— START —

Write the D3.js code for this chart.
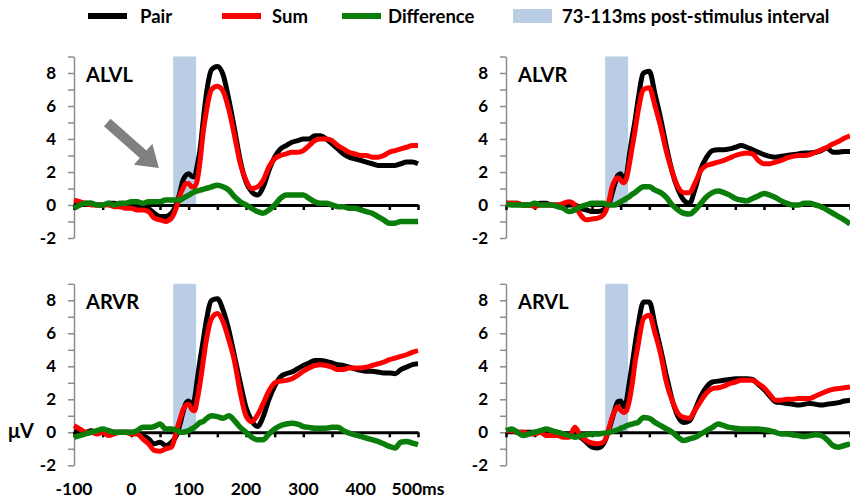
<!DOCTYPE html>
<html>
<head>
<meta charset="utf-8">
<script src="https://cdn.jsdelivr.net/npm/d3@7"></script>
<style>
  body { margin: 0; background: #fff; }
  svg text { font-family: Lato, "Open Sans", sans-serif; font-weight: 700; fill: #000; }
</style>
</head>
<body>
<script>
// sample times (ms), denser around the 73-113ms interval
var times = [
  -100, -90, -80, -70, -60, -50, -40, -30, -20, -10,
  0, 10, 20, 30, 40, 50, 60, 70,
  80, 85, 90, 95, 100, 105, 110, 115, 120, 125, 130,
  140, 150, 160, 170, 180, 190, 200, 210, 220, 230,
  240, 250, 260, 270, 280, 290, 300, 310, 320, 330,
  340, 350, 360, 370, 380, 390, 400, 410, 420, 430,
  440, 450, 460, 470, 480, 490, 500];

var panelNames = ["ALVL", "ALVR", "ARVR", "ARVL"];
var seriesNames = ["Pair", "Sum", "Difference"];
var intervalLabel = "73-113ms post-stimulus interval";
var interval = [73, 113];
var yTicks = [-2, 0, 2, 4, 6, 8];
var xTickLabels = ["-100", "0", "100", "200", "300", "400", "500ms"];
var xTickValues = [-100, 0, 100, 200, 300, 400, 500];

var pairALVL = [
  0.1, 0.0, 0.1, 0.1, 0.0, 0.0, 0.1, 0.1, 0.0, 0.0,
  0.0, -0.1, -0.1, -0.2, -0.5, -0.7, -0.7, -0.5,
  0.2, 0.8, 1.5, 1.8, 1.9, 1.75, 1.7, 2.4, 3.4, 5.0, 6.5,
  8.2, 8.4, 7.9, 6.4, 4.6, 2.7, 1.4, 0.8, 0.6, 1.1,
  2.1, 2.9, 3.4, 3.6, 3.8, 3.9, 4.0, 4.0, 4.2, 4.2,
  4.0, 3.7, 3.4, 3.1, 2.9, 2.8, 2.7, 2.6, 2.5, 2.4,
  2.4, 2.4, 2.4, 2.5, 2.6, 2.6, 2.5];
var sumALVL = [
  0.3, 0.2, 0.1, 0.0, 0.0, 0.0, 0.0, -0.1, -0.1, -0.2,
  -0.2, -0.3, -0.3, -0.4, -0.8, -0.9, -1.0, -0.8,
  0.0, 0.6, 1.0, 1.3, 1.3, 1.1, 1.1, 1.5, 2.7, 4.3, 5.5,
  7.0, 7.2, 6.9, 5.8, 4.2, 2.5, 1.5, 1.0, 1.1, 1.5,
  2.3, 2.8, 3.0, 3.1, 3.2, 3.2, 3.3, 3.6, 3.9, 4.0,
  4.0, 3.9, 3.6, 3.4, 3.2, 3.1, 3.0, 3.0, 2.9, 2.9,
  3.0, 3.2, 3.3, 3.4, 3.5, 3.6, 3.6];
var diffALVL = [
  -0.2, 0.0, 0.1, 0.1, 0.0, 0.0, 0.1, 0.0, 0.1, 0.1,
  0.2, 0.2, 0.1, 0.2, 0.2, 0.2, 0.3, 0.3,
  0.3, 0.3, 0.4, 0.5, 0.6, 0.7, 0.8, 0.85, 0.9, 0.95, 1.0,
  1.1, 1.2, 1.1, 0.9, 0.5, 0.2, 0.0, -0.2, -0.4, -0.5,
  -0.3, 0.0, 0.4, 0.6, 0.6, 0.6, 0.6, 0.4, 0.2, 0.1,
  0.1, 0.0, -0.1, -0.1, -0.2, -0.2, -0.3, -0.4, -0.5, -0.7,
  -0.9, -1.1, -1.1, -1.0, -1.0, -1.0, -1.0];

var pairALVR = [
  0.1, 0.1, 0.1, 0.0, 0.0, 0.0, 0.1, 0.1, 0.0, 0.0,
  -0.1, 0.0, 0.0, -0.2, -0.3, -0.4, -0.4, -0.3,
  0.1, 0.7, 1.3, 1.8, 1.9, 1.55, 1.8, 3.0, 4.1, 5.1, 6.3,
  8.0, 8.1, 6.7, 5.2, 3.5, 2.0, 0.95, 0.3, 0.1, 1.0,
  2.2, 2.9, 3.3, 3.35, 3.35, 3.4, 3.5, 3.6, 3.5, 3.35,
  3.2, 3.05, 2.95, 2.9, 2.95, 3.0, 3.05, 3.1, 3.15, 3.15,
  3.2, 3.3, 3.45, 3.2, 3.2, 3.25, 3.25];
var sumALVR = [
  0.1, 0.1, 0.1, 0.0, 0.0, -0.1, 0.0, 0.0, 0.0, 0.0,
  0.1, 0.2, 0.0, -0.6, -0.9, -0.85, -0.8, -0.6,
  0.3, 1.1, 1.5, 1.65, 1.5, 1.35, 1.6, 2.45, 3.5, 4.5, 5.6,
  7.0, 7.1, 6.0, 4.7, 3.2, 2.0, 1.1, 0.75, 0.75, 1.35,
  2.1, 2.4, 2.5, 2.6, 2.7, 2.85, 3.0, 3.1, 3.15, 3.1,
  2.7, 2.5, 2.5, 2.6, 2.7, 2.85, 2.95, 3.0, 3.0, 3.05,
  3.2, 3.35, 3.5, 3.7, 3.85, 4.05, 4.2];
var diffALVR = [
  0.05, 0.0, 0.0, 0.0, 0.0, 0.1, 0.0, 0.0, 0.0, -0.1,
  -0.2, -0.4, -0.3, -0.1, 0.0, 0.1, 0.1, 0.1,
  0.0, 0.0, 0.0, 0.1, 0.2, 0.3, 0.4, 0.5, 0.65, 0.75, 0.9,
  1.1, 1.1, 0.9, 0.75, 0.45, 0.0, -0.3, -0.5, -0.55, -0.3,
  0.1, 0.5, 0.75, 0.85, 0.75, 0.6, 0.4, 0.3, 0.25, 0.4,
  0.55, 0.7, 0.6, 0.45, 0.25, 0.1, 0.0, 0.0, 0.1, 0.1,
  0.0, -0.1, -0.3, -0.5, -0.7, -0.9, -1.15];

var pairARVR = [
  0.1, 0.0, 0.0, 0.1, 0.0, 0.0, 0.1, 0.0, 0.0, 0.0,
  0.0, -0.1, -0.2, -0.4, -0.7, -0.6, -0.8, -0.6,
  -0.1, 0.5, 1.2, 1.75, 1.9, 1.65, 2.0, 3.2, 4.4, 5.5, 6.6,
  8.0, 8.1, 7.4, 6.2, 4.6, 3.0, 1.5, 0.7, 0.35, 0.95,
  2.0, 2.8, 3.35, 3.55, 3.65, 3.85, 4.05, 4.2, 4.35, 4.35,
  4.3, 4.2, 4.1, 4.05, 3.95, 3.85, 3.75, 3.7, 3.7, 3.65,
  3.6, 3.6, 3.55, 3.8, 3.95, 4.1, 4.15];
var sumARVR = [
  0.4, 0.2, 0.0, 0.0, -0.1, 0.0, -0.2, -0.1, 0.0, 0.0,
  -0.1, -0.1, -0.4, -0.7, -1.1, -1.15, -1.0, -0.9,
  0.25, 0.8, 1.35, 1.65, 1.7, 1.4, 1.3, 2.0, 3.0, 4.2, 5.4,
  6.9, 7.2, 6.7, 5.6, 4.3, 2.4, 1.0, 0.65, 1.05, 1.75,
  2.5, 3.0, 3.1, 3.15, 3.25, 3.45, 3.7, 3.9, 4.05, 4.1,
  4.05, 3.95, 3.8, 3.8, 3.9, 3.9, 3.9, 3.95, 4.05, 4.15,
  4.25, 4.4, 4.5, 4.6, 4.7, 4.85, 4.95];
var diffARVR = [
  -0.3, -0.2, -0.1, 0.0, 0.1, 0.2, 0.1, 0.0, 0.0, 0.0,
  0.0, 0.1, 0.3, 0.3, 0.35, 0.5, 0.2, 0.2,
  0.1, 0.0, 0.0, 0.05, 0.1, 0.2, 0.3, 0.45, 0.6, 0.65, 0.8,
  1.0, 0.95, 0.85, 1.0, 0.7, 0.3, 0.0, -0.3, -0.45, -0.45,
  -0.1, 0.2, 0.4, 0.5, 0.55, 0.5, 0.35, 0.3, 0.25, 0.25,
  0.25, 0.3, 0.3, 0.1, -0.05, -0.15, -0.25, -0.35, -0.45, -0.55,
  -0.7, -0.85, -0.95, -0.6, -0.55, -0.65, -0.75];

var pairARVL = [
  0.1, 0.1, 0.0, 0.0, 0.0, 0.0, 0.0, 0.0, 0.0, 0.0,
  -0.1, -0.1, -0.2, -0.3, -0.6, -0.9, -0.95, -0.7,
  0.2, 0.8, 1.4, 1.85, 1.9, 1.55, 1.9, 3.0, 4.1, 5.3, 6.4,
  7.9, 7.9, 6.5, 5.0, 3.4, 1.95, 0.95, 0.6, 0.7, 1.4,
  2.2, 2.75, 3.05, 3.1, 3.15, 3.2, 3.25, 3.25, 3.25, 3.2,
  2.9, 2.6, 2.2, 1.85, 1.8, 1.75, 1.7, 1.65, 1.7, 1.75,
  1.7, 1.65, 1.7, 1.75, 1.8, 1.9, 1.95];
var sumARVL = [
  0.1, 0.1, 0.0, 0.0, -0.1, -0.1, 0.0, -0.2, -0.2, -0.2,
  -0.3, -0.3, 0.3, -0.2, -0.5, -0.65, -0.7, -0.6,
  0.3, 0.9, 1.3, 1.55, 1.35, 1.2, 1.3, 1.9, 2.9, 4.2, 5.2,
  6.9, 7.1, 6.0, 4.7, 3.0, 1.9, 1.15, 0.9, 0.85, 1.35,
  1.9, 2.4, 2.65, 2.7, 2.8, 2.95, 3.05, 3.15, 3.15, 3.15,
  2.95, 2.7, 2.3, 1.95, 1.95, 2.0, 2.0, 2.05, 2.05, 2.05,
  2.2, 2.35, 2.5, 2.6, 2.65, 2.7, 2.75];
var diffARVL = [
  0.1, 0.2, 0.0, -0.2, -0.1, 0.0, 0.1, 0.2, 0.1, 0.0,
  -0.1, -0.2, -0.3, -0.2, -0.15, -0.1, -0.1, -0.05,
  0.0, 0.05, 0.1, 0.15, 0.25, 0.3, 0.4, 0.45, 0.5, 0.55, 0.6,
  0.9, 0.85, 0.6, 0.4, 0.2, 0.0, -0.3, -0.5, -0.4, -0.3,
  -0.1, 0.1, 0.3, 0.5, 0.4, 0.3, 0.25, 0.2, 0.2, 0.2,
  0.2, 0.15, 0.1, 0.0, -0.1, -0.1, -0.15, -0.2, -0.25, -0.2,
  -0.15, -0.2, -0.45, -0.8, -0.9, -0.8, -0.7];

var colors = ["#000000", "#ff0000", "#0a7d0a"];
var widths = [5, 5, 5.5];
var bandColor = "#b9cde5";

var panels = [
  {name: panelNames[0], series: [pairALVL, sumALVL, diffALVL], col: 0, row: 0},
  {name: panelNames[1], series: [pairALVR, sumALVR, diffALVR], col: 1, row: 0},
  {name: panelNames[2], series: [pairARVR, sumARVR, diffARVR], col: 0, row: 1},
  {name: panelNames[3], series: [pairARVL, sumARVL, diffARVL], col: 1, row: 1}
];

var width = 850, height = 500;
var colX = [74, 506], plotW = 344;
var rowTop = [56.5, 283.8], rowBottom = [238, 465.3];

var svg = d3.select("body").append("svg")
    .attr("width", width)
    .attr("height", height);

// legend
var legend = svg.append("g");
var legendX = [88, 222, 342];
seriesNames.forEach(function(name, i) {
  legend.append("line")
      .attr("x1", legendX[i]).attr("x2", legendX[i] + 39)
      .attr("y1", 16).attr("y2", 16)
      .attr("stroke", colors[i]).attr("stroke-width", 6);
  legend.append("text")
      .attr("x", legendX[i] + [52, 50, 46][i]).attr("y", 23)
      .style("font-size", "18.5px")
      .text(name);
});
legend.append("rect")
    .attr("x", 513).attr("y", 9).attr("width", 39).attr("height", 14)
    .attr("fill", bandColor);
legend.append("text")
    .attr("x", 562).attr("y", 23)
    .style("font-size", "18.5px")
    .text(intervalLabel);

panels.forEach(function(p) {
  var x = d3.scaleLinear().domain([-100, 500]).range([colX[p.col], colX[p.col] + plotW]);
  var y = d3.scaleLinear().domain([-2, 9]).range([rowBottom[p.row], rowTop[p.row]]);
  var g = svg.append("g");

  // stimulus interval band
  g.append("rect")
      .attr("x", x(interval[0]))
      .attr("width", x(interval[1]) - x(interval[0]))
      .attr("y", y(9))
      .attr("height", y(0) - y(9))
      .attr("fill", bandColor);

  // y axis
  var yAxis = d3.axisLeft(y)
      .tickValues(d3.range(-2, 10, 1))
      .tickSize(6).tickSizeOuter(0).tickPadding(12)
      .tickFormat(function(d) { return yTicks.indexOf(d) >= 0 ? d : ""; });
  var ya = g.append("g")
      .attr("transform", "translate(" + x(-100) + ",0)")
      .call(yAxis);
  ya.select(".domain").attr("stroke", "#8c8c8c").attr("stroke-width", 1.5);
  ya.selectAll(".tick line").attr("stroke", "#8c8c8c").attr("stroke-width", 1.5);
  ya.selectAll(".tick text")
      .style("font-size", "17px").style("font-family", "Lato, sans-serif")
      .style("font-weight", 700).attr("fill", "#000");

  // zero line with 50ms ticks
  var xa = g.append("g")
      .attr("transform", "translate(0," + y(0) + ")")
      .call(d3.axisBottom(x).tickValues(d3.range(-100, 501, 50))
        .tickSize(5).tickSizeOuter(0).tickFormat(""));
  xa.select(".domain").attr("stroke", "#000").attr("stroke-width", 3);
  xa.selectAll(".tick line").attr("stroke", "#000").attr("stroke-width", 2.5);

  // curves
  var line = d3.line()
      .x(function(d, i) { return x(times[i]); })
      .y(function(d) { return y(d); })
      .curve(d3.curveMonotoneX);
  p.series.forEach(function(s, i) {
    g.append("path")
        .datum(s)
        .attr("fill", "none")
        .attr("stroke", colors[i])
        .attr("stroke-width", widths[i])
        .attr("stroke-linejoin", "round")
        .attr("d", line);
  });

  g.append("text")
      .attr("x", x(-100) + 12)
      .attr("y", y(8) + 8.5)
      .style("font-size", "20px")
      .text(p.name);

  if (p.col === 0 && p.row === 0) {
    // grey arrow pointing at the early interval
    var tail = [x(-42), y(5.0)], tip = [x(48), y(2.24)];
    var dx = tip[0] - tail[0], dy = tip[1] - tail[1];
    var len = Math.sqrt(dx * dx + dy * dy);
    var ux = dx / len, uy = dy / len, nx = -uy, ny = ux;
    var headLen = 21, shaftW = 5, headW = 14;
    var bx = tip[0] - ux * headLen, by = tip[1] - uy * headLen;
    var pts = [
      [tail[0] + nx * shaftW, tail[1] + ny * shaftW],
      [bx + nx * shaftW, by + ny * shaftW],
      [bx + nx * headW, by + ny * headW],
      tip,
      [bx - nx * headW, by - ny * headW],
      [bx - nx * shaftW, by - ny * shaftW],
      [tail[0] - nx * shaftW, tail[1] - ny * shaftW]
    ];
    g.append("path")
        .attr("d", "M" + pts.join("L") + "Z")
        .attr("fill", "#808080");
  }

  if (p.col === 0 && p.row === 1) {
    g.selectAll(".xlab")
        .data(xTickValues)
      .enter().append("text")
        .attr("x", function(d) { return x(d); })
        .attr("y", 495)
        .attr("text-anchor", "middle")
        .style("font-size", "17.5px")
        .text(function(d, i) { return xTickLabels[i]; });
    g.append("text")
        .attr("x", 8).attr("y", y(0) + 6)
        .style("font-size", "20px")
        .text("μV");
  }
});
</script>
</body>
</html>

— END —

_Problem statement_
Repeat only what lies between the start of the data and the end of the line containing "var xTickValues = [-100, 0, 100, 200, 300, 400, 500];", exactly, with pictures left out.

_Output for this exercise_
Write the D3.js code for this chart.
<!DOCTYPE html>
<html>
<head>
<meta charset="utf-8">
<script src="https://cdn.jsdelivr.net/npm/d3@7"></script>
<style>
  body { margin: 0; background: #fff; }
  svg text { font-family: Lato, "Open Sans", sans-serif; font-weight: 700; fill: #000; }
</style>
</head>
<body>
<script>
// sample times (ms), denser around the 73-113ms interval
var times = [
  -100, -90, -80, -70, -60, -50, -40, -30, -20, -10,
  0, 10, 20, 30, 40, 50, 60, 70,
  80, 85, 90, 95, 100, 105, 110, 115, 120, 125, 130,
  140, 150, 160, 170, 180, 190, 200, 210, 220, 230,
  240, 250, 260, 270, 280, 290, 300, 310, 320, 330,
  340, 350, 360, 370, 380, 390, 400, 410, 420, 430,
  440, 450, 460, 470, 480, 490, 500];

var panelNames = ["ALVL", "ALVR", "ARVR", "ARVL"];
var seriesNames = ["Pair", "Sum", "Difference"];
var intervalLabel = "73-113ms post-stimulus interval";
var interval = [73, 113];
var yTicks = [-2, 0, 2, 4, 6, 8];
var xTickLabels = ["-100", "0", "100", "200", "300", "400", "500ms"];
var xTickValues = [-100, 0, 100, 200, 300, 400, 500];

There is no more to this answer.